The use of grant-hold arbiters in the second stage avoids that a packet loses its grant when other requests arrive after this grant. The on-off input signal is properly used to avoid that a flit is send to a full virtual channel in the next node.
Switch allocation
The switch allocator receives as input the output signals from VC allocation and all the port requests. For each port, there is a signal assertion for each winning virtual channel. These winners now compete for a switch allocation. Two arbiter stage are necessary. The first stage arbiter has as many round-robin arbiter as the input port are.
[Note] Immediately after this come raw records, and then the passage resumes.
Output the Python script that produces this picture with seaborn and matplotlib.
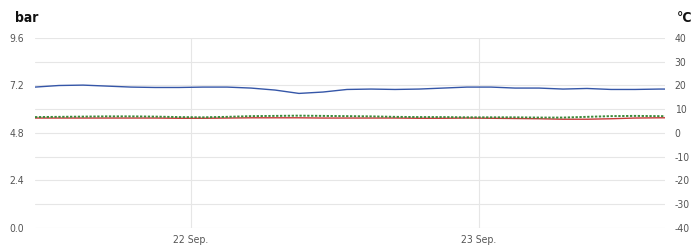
import numpy as np
import pandas as pd
import matplotlib
matplotlib.use("Agg")
import matplotlib.pyplot as plt
import matplotlib.dates as mdates
import seaborn as sns

# ---- data ----
times = pd.date_range("2023-09-21 11:00", periods=28, freq="2h")
pressure_bar = [7.12, 7.20, 7.22, 7.17, 7.12, 7.10, 7.10, 7.12, 7.12, 7.07,
                6.97, 6.80, 6.87, 7.00, 7.02, 7.00, 7.02, 7.07, 7.12, 7.12,
                7.07, 7.07, 7.02, 7.05, 7.00, 7.00, 7.02, 7.02]
temp_red = [6.3, 6.3, 6.3, 6.3, 6.3, 6.3, 6.2, 6.2, 6.3, 6.4,
            6.4, 6.4, 6.3, 6.3, 6.3, 6.3, 6.2, 6.2, 6.3, 6.2,
            6.1, 6.0, 5.8, 5.8, 6.0, 6.3, 6.4, 6.4]
temp_green = [6.7, 6.8, 6.9, 7.0, 7.0, 6.9, 6.7, 6.6, 6.8, 7.1,
              7.2, 7.3, 7.2, 7.1, 7.0, 6.8, 6.7, 6.7, 6.6, 6.6,
              6.6, 6.5, 6.5, 6.8, 7.1, 7.2, 7.1, 7.1]
left_ticks = [0.0, 2.4, 4.8, 7.2, 9.6]
right_ticks = [-40, -30, -20, -10, 0, 10, 20, 30, 40]

df = pd.DataFrame({"time": times, "pressure": pressure_bar,
                   "t1": temp_red, "t2": temp_green})

sns.set_theme(style="white")
plt.rcParams["font.family"] = ["DejaVu Sans"]
plt.rcParams["font.stretch"] = "condensed"

fig = plt.figure(figsize=(7.0, 2.47), dpi=100)
ax = fig.add_axes([35/700, 19/247, 630/700, 190/247])
ax2 = ax.twinx()
ax.set_zorder(1)
ax.patch.set_visible(False)
ax2.set_zorder(2)

grid_c = "#e6e6e6"
for y in right_ticks:
    ax.axhline((y + 40) / 80 * 9.6, color=grid_c, lw=0.8, zorder=0)
for d in pd.to_datetime(["2023-09-22", "2023-09-23"]):
    ax.axvline(d, color=grid_c, lw=0.8, zorder=0)

sns.lineplot(data=df, x="time", y="pressure", ax=ax, color="#3556a8", lw=1.0)
sns.lineplot(data=df, x="time", y="t1", ax=ax2, color="#c83a3a", lw=1.0)
sns.lineplot(data=df, x="time", y="t2", ax=ax2, color="#3b8a3b", lw=1.4,
             linestyle=(0, (1.2, 0.8)))

ax.set_ylim(0, 9.6)
ax2.set_ylim(-40, 40)
ax.set_xlim(pd.Timestamp("2023-09-21 11:00"), pd.Timestamp("2023-09-23 15:30"))
ax.set_yticks(left_ticks)
ax.set_yticklabels([f"{v:.1f}" for v in left_ticks])
ax2.set_yticks(right_ticks)
ax2.set_yticklabels([str(v) for v in right_ticks])

ax.xaxis.set_major_locator(mdates.DayLocator())
ax.xaxis.set_major_formatter(mdates.DateFormatter("%-d Sep."))

for a in (ax, ax2):
    for s in a.spines.values():
        s.set_visible(False)
    a.set_xlabel("")
    a.set_ylabel("")
    a.tick_params(length=0, labelsize=7.5, labelcolor="#555555", pad=4)
ax.tick_params(axis="y", pad=8)
ax.tick_params(axis="x", pad=5)
ax2.tick_params(axis="y", pad=7)

fig.text(15/700, 1 - 18/247, "bar", fontsize=10, fontweight="bold",
         ha="left", va="center", color="#111111")
fig.text(692/700, 1 - 18/247, "°C", fontsize=10, fontweight="bold",
         ha="right", va="center", color="#111111")

fig.savefig("out.png", dpi=100)
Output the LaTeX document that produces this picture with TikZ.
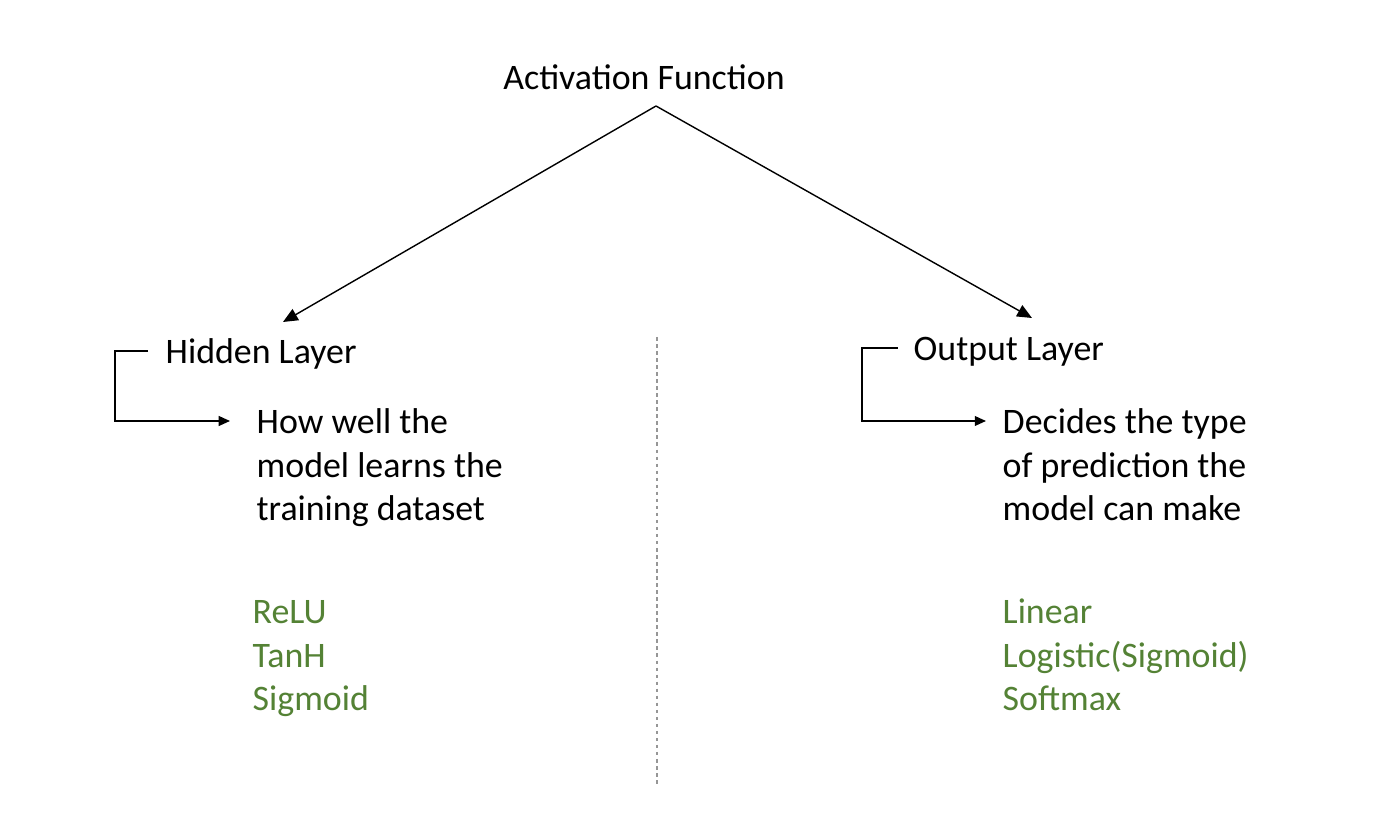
\documentclass[tikz,border=0pt]{standalone}
\usepackage{fontspec}
\setmainfont{Carlito}
\usepackage{tikz}
\usetikzlibrary{arrows.meta,positioning}
\usepackage{xcolor}
\definecolor{afgreen}{RGB}{84,130,53}
\definecolor{afgray}{RGB}{150,150,150}
\tikzstyle{arrow} = [thin,-{Triangle[length=4.2pt,width=3.6pt]},color=black]
\tikzstyle{smallarrow} = [thin,-{Triangle[length=3.2pt,width=2.8pt]},color=black]
\tikzstyle{label} = [inner sep=0pt, anchor=base west, align=left, font=\fontsize{10.2pt}{12.4pt}\selectfont]
\tikzstyle{title} = [label, anchor=base]
\tikzstyle{funclist} = [label, text=afgreen]

\begin{document}
\begin{tikzpicture}[x=0.01cm, y=-0.01cm]
\useasboundingbox (0,0) rectangle (1387,825);
% Root
\node (root) [title] at (644,90) {Activation Function};
\coordinate (apex) at (656,106);

% Hidden Layer side
\node (hidden) [label] at (165,364) {Hidden Layer};
\node (hiddendesc) [label] at (256,521) {How well the\\model learns the\\training dataset};
\node (hiddenfuncs) [funclist] at (252,711) {ReLU\\TanH\\Sigmoid};
\coordinate (hiddentip) at (283,322);
\coordinate (hiddenin) at (230,421);

% Output Layer side
\node (output) [label] at (913,361) {Output Layer};
\node (outputdesc) [label] at (1002,521) {Decides the type\\of prediction the\\model can make};
\node (outputfuncs) [funclist] at (1002,711) {Linear\\Logistic(Sigmoid)\\Softmax};
\coordinate (outputtip) at (1032,318);
\coordinate (outputin) at (986,421);

% Branches
\draw[arrow] (apex) -- (hiddentip);
\draw[arrow] (apex) -- (outputtip);

% Brackets
\draw[smallarrow] ([xshift=-4.8pt]hidden.west |- 0,351) -- (115,351) |- (hiddenin);
\draw[smallarrow] ([xshift=-4.3pt]output.west |- 0,348) -- (862,348) |- (outputin);

% Divider
\draw[afgray, dash pattern=on 1pt off 1pt] (657,337) -- (657,785);
\end{tikzpicture}
\end{document}
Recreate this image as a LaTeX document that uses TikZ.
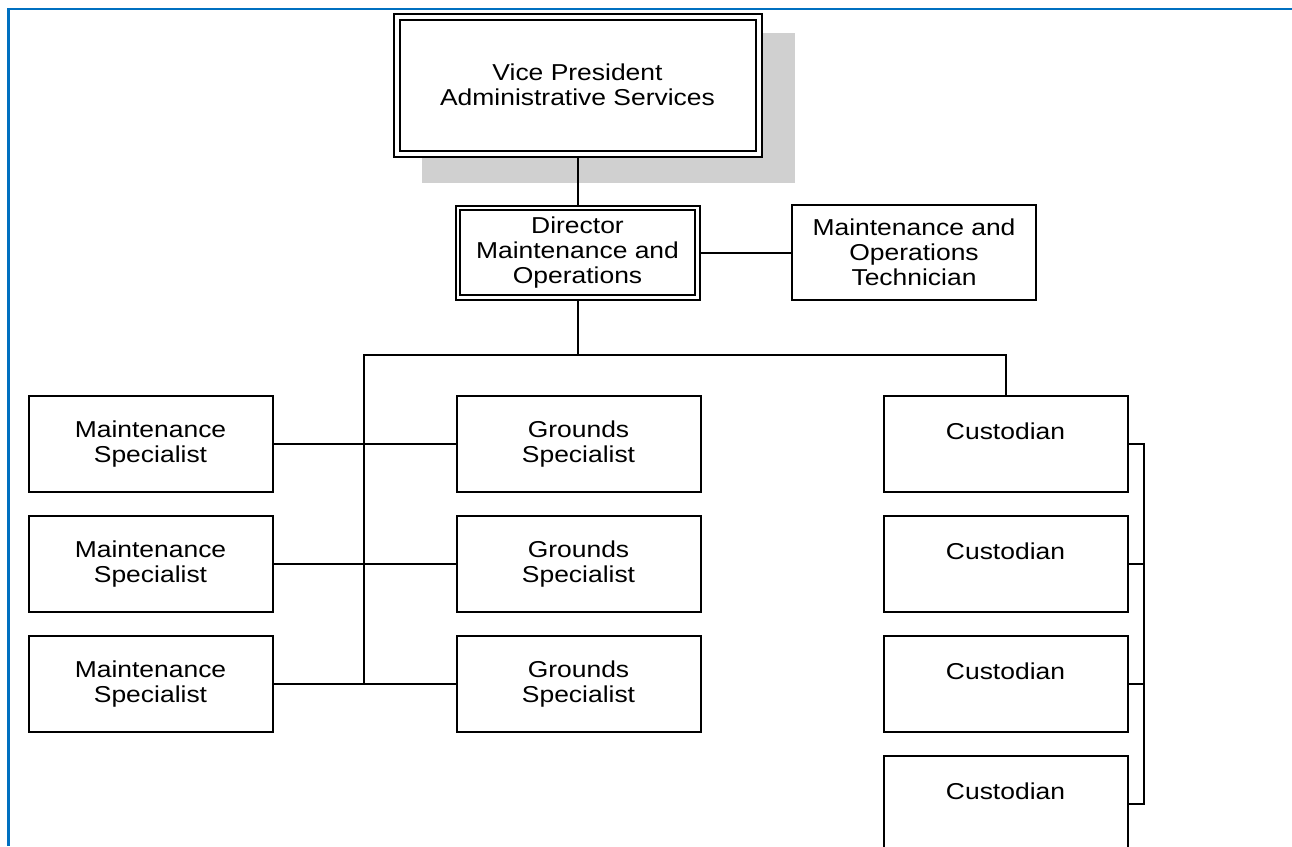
\documentclass[tikz,border=0pt]{standalone}
\usepackage{fontspec}
\setmainfont{Liberation Sans}[FakeStretch=1.15]
\definecolor{frameblue}{HTML}{0070C0}
\definecolor{shadowgray}{HTML}{D0D0D0}
\begin{document}
\begin{tikzpicture}[x=1pt,y=-1pt,
        font=\fontsize{23}{25}\selectfont,
        unitbox/.style={draw,fill=white,line width=2pt,inner sep=0pt,align=center,
            minimum width=244pt,minimum height=96pt},
        headbox/.style={draw,fill=white,line width=2pt,double,inner sep=0pt,align=center},
        wire/.style={line width=2pt}]
        \useasboundingbox (0,0) rectangle (1292,846);
        \clip (0,0) rectangle (1292,846);

        \fill[shadowgray] (422,33) rectangle (795,183);

        \node[headbox,double distance=4pt,outer sep=4pt,minimum width=362pt,minimum height=137pt] (vp)  at (577.5,85) {Vice President\\Administrative Services};
        \node[headbox,double distance=2.6pt,outer sep=3.3pt,minimum width=239.4pt,minimum height=89.4pt] (dir)  at (577.5,252.5) {Director\\Maintenance and\\Operations};
        \node[unitbox,minimum height=95pt] (tech)  at (914,252.5) {Maintenance and\\Operations\\Technician};

        \node[unitbox] (ms1)  at (150.5,444) {Maintenance\\Specialist};
        \node[unitbox] (ms2)  at (150.5,564) {Maintenance\\Specialist};
        \node[unitbox] (ms3)  at (150.5,684) {Maintenance\\Specialist};

        \node[unitbox] (gs1)  at (578.5,444) {Grounds\\Specialist};
        \node[unitbox] (gs2)  at (578.5,564) {Grounds\\Specialist};
        \node[unitbox] (gs3)  at (578.5,684) {Grounds\\Specialist};

        \node[unitbox] (cus1)  at (1005.5,444) {Custodian\\\mbox{}};
        \node[unitbox] (cus2)  at (1005.5,564) {Custodian\\\mbox{}};
        \node[unitbox] (cus3)  at (1005.5,684) {Custodian\\\mbox{}};
        \node[unitbox] (cus4)  at (1005.5,804) {Custodian\\\mbox{}};

        \coordinate (busl) at (364,355);
        \coordinate (busr) at (1005.5,355);

        \path [-, wire] (vp) edge (dir);
        \path [-, wire] (dir) edge (tech);
        \path [-, wire] (ms1) edge (gs1);
        \path [-, wire] (ms2) edge (gs2);
        \path [-, wire] (ms3) edge (gs3);

        \draw[wire] (dir.south) -- (dir.south |- busl);
        \draw[wire] (busl |- ms3.east) -- (busl) -- (busr) -- (cus1.north);

        \draw[wire] (cus1.east) -- ++(15,0) |- (cus4.east);
        \draw[wire] (cus2.east) -- ++(15,0);
        \draw[wire] (cus3.east) -- ++(15,0);

        \draw[frameblue, line width=2.4pt] (8.5,846) -- (8.5,9) -- (1292,9);
    \end{tikzpicture}
\end{document}
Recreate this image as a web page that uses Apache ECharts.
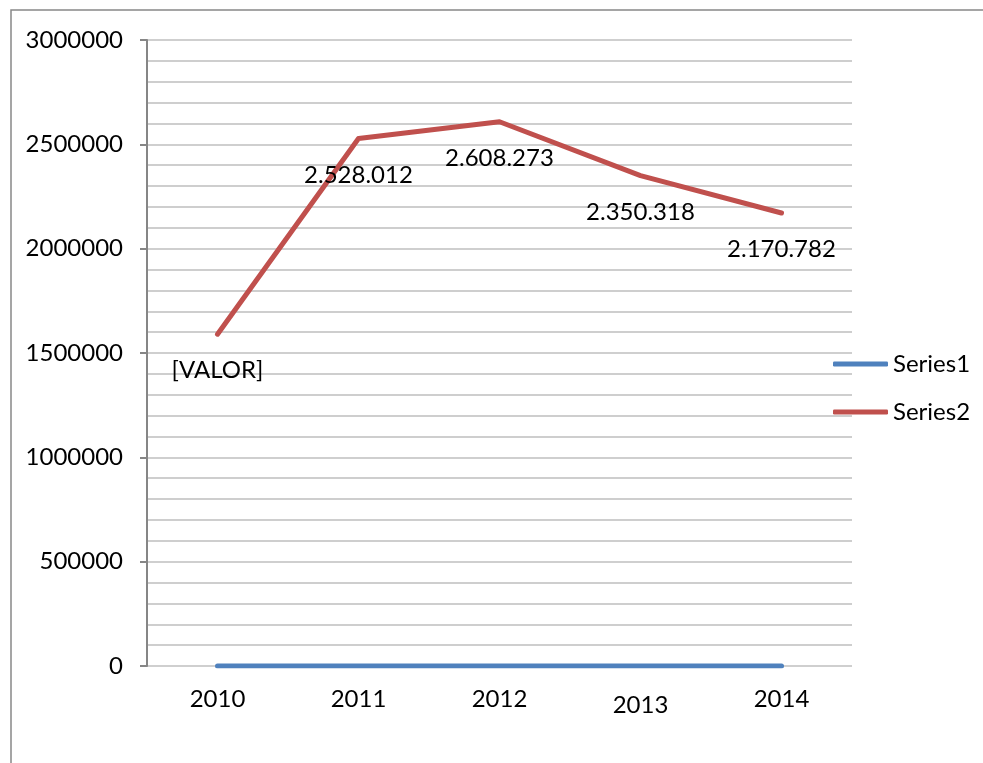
<!DOCTYPE html>
<html>
<head>
<meta charset="utf-8">
<script src="https://cdn.jsdelivr.net/npm/echarts@6/dist/echarts.min.js"></script>
<style>
html,body{margin:0;padding:0;background:#fff;}
#chart{width:983px;height:763px;}
</style>
</head>
<body>
<div id="chart"></div>
<script>
var categories = ['2010', '2011', '2012', '2013', '2014'];
var series1Values = [0, 0, 0, 0, 0];
var series2Values = [1590000, 2528012, 2608273, 2350318, 2170782];
var series2Labels = ['[VALOR]', '2.528.012', '2.608.273', '2.350.318', '2.170.782'];
var yTicks = [0, 500000, 1000000, 1500000, 2000000, 2500000, 3000000];

var FONT = 'Lato';
var FS = 24;
var chart = echarts.init(document.getElementById('chart'));
chart.setOption({
  backgroundColor: '#ffffff',
  animation: false,
  textStyle: { fontFamily: FONT },
  graphic: [{
    type: 'rect',
    shape: { x: 11, y: 10, width: 1200, height: 1200 },
    style: { fill: 'none', stroke: '#888888', lineWidth: 1.5 },
    silent: true
  }],
  grid: { left: 147, top: 40, right: 131, bottom: 97, containLabel: false },
  legend: {
    orient: 'vertical',
    left: 833,
    top: 350,
    padding: 0,
    itemWidth: 55,
    itemHeight: 5,
    itemGap: 20,
    icon: 'roundRect',
    textStyle: { fontFamily: FONT, fontSize: FS, color: '#000', lineHeight: 28 },
    data: [
      { name: 'Series1', itemStyle: { color: '#4F81BD', opacity: 1 } },
      { name: 'Series2', itemStyle: { color: '#C0504D', opacity: 1 } }
    ]
  },
  xAxis: {
    type: 'category',
    data: categories.map(function (c, i) {
      var pad = [0, 0, 0, 0];
      if (i === 3) pad = [6, 0, 0, 0];
      if (i === 4) pad = [0, 0, 6, 0];
      return { value: c, textStyle: { padding: pad } };
    }),
    boundaryGap: true,
    axisLine: { show: false },
    axisTick: { show: false },
    axisLabel: { fontFamily: FONT, fontSize: FS, color: '#000', margin: 21 }
  },
  yAxis: {
    type: 'value',
    min: yTicks[0],
    max: yTicks[yTicks.length - 1],
    interval: yTicks[1] - yTicks[0],
    axisLine: { show: true, lineStyle: { color: '#868686', width: 2 } },
    axisTick: { show: true, length: 7, lineStyle: { color: '#868686', width: 2 } },
    axisLabel: {
      fontFamily: FONT, fontSize: FS, color: '#000', margin: 24,
      formatter: function (v) { return String(v); }
    },
    splitLine: { show: true, lineStyle: { color: '#bfbfbf', width: 1.5 } },
    minorTick: { show: false, splitNumber: 5 },
    minorSplitLine: { show: true, lineStyle: { color: '#bfbfbf', width: 1.5 } }
  },
  series: [
    {
      name: 'Series1',
      type: 'line',
      data: series1Values,
      symbol: 'none',
      lineStyle: { color: '#4F81BD', width: 5, cap: 'round', join: 'round' },
      itemStyle: { color: '#4F81BD' },
      z: 3
    },
    {
      name: 'Series2',
      type: 'line',
      data: series2Values,
      symbol: 'circle',
      symbolSize: 1,
      itemStyle: { color: '#C0504D', opacity: 0 },
      lineStyle: { color: '#C0504D', width: 5, cap: 'round', join: 'round' },
      label: {
        show: true,
        position: 'bottom',
        distance: 24,
        fontFamily: FONT,
        fontSize: FS,
        color: '#000',
        opacity: 1,
        formatter: function (p) { return series2Labels[p.dataIndex]; }
      },
      z: 4
    }
  ]
});
</script>
</body>
</html>
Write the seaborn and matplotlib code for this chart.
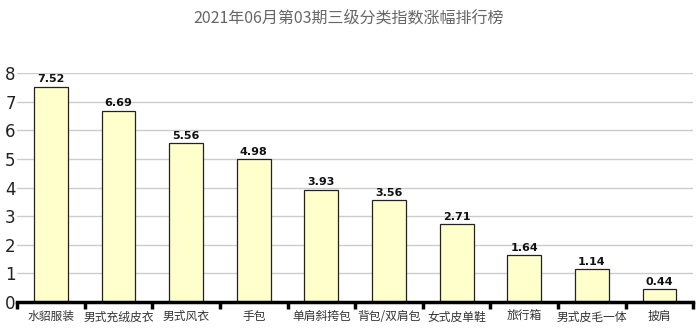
import matplotlib
matplotlib.use("Agg")
import matplotlib.pyplot as plt
import seaborn as sns
import pandas as pd
import numpy as np

categories = ["水貂服装", "男式充绒皮衣", "男式风衣", "手包", "单肩斜挎包", "背包/双肩包", "女式皮单鞋", "旅行箱", "男式皮毛一体", "披肩"]
values = [7.52, 6.69, 5.56, 4.98, 3.93, 3.56, 2.71, 1.64, 1.14, 0.44]
yticks = [0, 1, 2, 3, 4, 5, 6, 7, 8]
title = "2021年06月第03期三级分类指数涨幅排行榜"

sns.set_theme(style="white")
plt.rcParams['font.family'] = ['Noto Sans CJK SC', 'DejaVu Sans']

df = pd.DataFrame({"cat": categories, "val": values})

fig = plt.figure(figsize=(6.98, 3.29), dpi=100)
ax = fig.add_axes([0.0244, 0.082, 0.969, 0.696])

sns.barplot(data=df, x="cat", y="val", ax=ax, color="#FFFFCC", width=0.5,
            edgecolor="#222222", linewidth=0.9, saturation=1, zorder=3)

ax.set_ylim(0, 8)
ax.set_xlim(-0.5, len(categories) - 0.5)
ax.set_yticks(yticks)
ax.set_yticklabels([str(t) for t in yticks], fontsize=12, color="#222222", family="DejaVu Sans")
ax.yaxis.grid(True, color="#cccccc", linewidth=1, zorder=0)
ax.set_axisbelow(True)
for s in ["top", "right", "left"]:
    ax.spines[s].set_visible(False)
ax.spines["bottom"].set_color("black")
ax.spines["bottom"].set_linewidth(2.5)
ax.spines["bottom"].set_zorder(5)

ax.set_xticks(np.arange(len(categories)))
ax.set_xticklabels(categories, fontsize=8.5, color="#333333")
ax.tick_params(axis="x", length=0, pad=6)
ax.tick_params(axis="y", length=0, pad=1)
ax.set_xticks(np.arange(len(categories) + 1) - 0.5, minor=True)
ax.tick_params(axis="x", which="minor", length=5, width=2.5, color="black", direction="out", bottom=True)
ax.set_xlabel("")
ax.set_ylabel("")

for i, v in enumerate(values):
    ax.text(i, v + 0.08, f"{v:.2f}", ha="center", va="bottom", fontsize=8,
            fontweight="bold", color="#111111", family="DejaVu Sans")

fig.text(0.5, 0.945, title, ha="center", va="center", fontsize=11.5, color="#666666")

fig.savefig("out.png", dpi=100)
Each round-robin arbiter chooses one VC per port and uses this result to select the request port associated at this winning VC. The winning request port goes at the input of second stage arbiter as well as the winning requests for the other ports. The second stage arbiter is an instantiation of the allocator core and chooses what input port can access to the physical links. This signal is important for two reasons: (1) it is moved toward the round-robin unit previously and-ed with the winning VC for each port; (2) it is registered, and-ed with the winning destination port, and used as selection port for the crossbar (for each port).
Flit handler
A mux uses the granted_vc signal to grant one of the input flit to the output register. This flit then will goes to the input crossbar port.
always_comb begin flit_in_granted_mod[i] = flit_in_granted[i]; if ( flit_in_granted[i].flit_type == HEADER || flit_in_granted[i].flit_type == HT ) flit_in_granted_mod[i].next_hop_port = port_t'( lk_next_port[i] ); end
Next hop routing calculation
The look-ahead routing calculates the destination port of the next node instead of the actual one because the actual destination port is yet ready in the header flit. The algorithm is a version of the X-Y deterministic routing. It is deadlock-free because it removes four on eight possible turns: when a packet turns towards Y directions, it cannot turn more.